On Tuesday, an analyst from William Blair maintained an Outperform rating on Carnival (NYSE:CCL) Corporation stock (NYSE:CCL), anticipating the company to surpass its first-quarter guidance.
Carnival is expected to modestly outperform on both revenue and earnings, driven by strong booking trends and high onboard spending. The analyst predicts that Carnival's adjusted EBITDA will more than double from the same period last year, exceeding expectations by approximately 5%.
The positive outlook is supported by an estimated 16% to 17% increase in constant-currency net yields and a return to normalized occupancy levels, contrasting with the lower levels experienced in the previous year. The company's financial performance benefits from the recovery in the travel industry and increased consumer spending.
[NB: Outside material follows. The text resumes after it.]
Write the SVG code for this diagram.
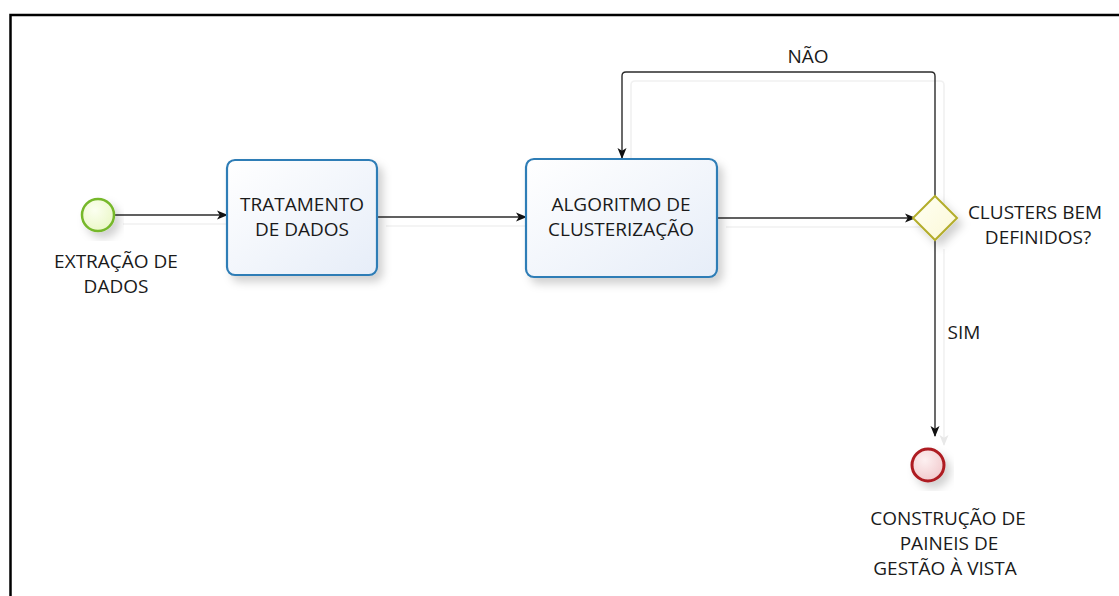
<svg xmlns="http://www.w3.org/2000/svg" width="1119" height="596" viewBox="0 0 1119 596">
  <defs>
    <style>
      .lbl { font-family: "Open Sans", "Noto Sans", "DejaVu Sans", sans-serif; font-size: 19px; fill: #1a1a1a; text-anchor: middle; }
      .task { fill: url(#taskFill); stroke: #2f7db6; stroke-width: 2.2; }
      .flow { fill: none; stroke: #2b2b2b; stroke-width: 1.4; }
      .flowShadow { fill: none; stroke: #f1f1f1; stroke-width: 1.6; }
    </style>
    <linearGradient id="taskFill" x1="0" y1="0" x2="1" y2="1">
      <stop offset="0" stop-color="#ffffff"/>
      <stop offset="1" stop-color="#e6edf8"/>
    </linearGradient>
    <radialGradient id="startFill" cx="0.4" cy="0.35" r="0.7">
      <stop offset="0" stop-color="#fbfff0"/>
      <stop offset="1" stop-color="#eaf7c6"/>
    </radialGradient>
    <radialGradient id="endFill" cx="0.4" cy="0.35" r="0.7">
      <stop offset="0" stop-color="#fdf0f1"/>
      <stop offset="1" stop-color="#f1c9cc"/>
    </radialGradient>
    <linearGradient id="gateFill" x1="0" y1="0" x2="1" y2="1">
      <stop offset="0" stop-color="#fffff4"/>
      <stop offset="1" stop-color="#fbf8d6"/>
    </linearGradient>
    <filter id="shadow" x="-20%" y="-20%" width="150%" height="150%">
      <feDropShadow dx="5" dy="6" stdDeviation="4" flood-color="#000" flood-opacity="0.18"/>
    </filter>
    <marker id="arrow" markerWidth="11" markerHeight="11" refX="10" refY="5.5" orient="auto" markerUnits="userSpaceOnUse">
      <path d="M0,1 L11,5.5 L0,10 L2.8,5.5 Z" fill="#111"/>
    </marker>
    <marker id="arrowShadow" markerWidth="11" markerHeight="11" refX="10" refY="5.5" orient="auto" markerUnits="userSpaceOnUse">
      <path d="M0,1 L11,5.5 L0,10 L2.8,5.5 Z" fill="#e8e8e8"/>
    </marker>
  </defs>

  <rect width="1119" height="596" fill="#ffffff"/>

  <!-- page frame -->
  <path d="M10.5,600 V15 H1125" fill="none" stroke="#000" stroke-width="2.5"/>

  <!-- sequence flows -->
  <g id="connectors">
    <g transform="translate(9,9)">
      <path class="flowShadow" d="M114,215 H227"/>
      <path class="flowShadow" d="M377,217 H526"/>
      <path class="flowShadow" d="M717,218 H915"/>
      <path class="flowShadow" d="M935,196 V76 Q935,72 931,72 H626 Q622,72 622,76 V158"/>
      <path class="flowShadow" d="M935,240 V436" marker-end="url(#arrowShadow)"/>
    </g>
    <path class="flow" d="M114,215 H227" marker-end="url(#arrow)"/>
    <path class="flow" d="M377,217 H526" marker-end="url(#arrow)"/>
    <path class="flow" d="M717,218 H915" marker-end="url(#arrow)"/>
    <path class="flow" d="M935,196 V76 Q935,72 931,72 H626 Q622,72 622,76 V158" marker-end="url(#arrow)"/>
    <path class="flow" d="M935,240 V436" marker-end="url(#arrow)"/>
    <text class="lbl" x="808" y="63">NÃO</text>
    <text class="lbl" x="964" y="339">SIM</text>
  </g>

  <g id="start-extracao">
    <circle cx="98" cy="215" r="16" fill="url(#startFill)" stroke="#76b82a" stroke-width="2.5" filter="url(#shadow)"/>
    <text class="lbl" x="116" y="268">EXTRAÇÃO DE</text>
    <text class="lbl" x="116" y="293">DADOS</text>
  </g>

  <g id="task-tratamento">
    <rect class="task" x="227" y="160" width="150" height="115" rx="8" filter="url(#shadow)"/>
    <text class="lbl" x="302" y="211">TRATAMENTO</text>
    <text class="lbl" x="302" y="236">DE DADOS</text>
  </g>

  <g id="task-algoritmo">
    <rect class="task" x="526" y="159" width="191" height="118" rx="8" filter="url(#shadow)"/>
    <text class="lbl" x="621" y="211">ALGORITMO DE</text>
    <text class="lbl" x="621" y="236">CLUSTERIZAÇÃO</text>
  </g>

  <g id="gateway-clusters">
    <path d="M935,196 L957,218 L935,240 L913,218 Z" fill="url(#gateFill)" stroke="#b3ad2c" stroke-width="2" filter="url(#shadow)"/>
    <text class="lbl" x="1035" y="219">CLUSTERS BEM</text>
    <text class="lbl" x="1038" y="244">DEFINIDOS?</text>
  </g>

  <g id="end-paineis">
    <circle cx="928" cy="465" r="16" fill="url(#endFill)" stroke="#ae1c22" stroke-width="3" filter="url(#shadow)"/>
    <text class="lbl" x="948" y="525">CONSTRUÇÃO DE</text>
    <text class="lbl" x="949" y="550">PAINEIS DE</text>
    <text class="lbl" x="945" y="575">GESTÃO À VISTA</text>
  </g>
</svg>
Carnival's net cruise costs, excluding fuel, are projected to align with guidance, showing a 9.5% rise. This increase includes various factors such as a return to more standard occupancy levels, contributing 300 to 400 basis points, approximately 150 basis points from additional dry docks, and a 100 basis point impact from increased advertising costs.
The analyst's comments indicate confidence in Carnival's ability to manage costs effectively while benefiting from a rebound in the cruise industry. The forecasted growth in adjusted EBITDA and net yields suggest a robust recovery for the company, which has been navigating the challenges posed by the global health crisis.